** START OF Collected data **

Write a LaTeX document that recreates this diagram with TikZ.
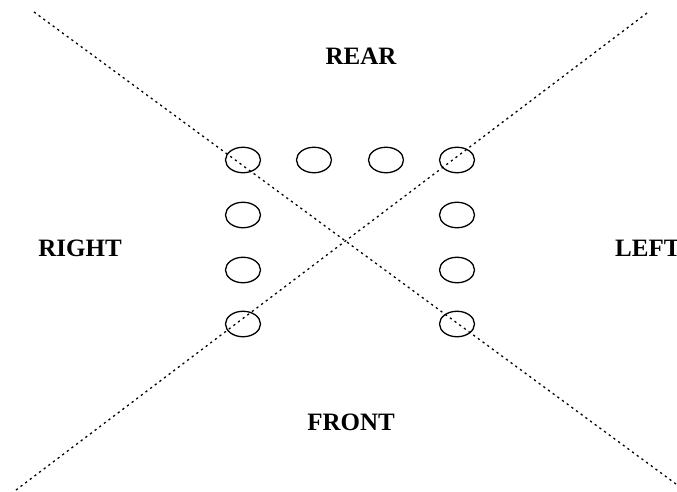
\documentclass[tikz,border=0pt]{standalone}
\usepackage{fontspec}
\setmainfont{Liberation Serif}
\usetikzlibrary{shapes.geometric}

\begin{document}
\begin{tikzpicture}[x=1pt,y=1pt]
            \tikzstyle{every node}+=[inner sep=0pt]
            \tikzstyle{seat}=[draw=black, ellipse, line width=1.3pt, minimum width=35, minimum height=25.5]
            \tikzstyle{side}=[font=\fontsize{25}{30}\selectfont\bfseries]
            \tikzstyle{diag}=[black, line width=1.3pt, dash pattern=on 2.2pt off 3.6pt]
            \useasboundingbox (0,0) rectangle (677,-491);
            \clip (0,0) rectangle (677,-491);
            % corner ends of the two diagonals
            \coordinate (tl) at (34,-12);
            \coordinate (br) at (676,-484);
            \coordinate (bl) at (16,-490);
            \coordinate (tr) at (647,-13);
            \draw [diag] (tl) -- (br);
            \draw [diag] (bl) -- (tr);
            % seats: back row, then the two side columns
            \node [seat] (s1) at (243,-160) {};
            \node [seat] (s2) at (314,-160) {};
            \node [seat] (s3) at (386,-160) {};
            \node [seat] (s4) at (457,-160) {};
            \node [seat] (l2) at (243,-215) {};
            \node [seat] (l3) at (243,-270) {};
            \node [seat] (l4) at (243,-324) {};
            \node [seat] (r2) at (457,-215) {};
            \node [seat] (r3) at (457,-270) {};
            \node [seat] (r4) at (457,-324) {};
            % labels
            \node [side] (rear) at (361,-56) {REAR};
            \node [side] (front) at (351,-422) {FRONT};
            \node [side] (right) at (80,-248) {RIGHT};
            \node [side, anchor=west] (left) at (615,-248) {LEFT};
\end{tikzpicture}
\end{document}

** END OF Collected data **

▸ Set exercise
Omit the pictures and give the material again, exactly and in full.

▸ Final answer
Write a LaTeX document that recreates this diagram with TikZ.
\documentclass[tikz,border=0pt]{standalone}
\usepackage{fontspec}
\setmainfont{Liberation Serif}
\usetikzlibrary{shapes.geometric}

\begin{document}
\begin{tikzpicture}[x=1pt,y=1pt]
            \tikzstyle{every node}+=[inner sep=0pt]
            \tikzstyle{seat}=[draw=black, ellipse, line width=1.3pt, minimum width=35, minimum height=25.5]
            \tikzstyle{side}=[font=\fontsize{25}{30}\selectfont\bfseries]
            \tikzstyle{diag}=[black, line width=1.3pt, dash pattern=on 2.2pt off 3.6pt]
            \useasboundingbox (0,0) rectangle (677,-491);
            \clip (0,0) rectangle (677,-491);
            % corner ends of the two diagonals
            \coordinate (tl) at (34,-12);
            \coordinate (br) at (676,-484);
            \coordinate (bl) at (16,-490);
            \coordinate (tr) at (647,-13);
            \draw [diag] (tl) -- (br);
            \draw [diag] (bl) -- (tr);
            % seats: back row, then the two side columns
            \node [seat] (s1) at (243,-160) {};
            \node [seat] (s2) at (314,-160) {};
            \node [seat] (s3) at (386,-160) {};
            \node [seat] (s4) at (457,-160) {};
            \node [seat] (l2) at (243,-215) {};
            \node [seat] (l3) at (243,-270) {};
            \node [seat] (l4) at (243,-324) {};
            \node [seat] (r2) at (457,-215) {};
            \node [seat] (r3) at (457,-270) {};
            \node [seat] (r4) at (457,-324) {};
            % labels
            \node [side] (rear) at (361,-56) {REAR};
            \node [side] (front) at (351,-422) {FRONT};
            \node [side] (right) at (80,-248) {RIGHT};
            \node [side, anchor=west] (left) at (615,-248) {LEFT};
\end{tikzpicture}
\end{document}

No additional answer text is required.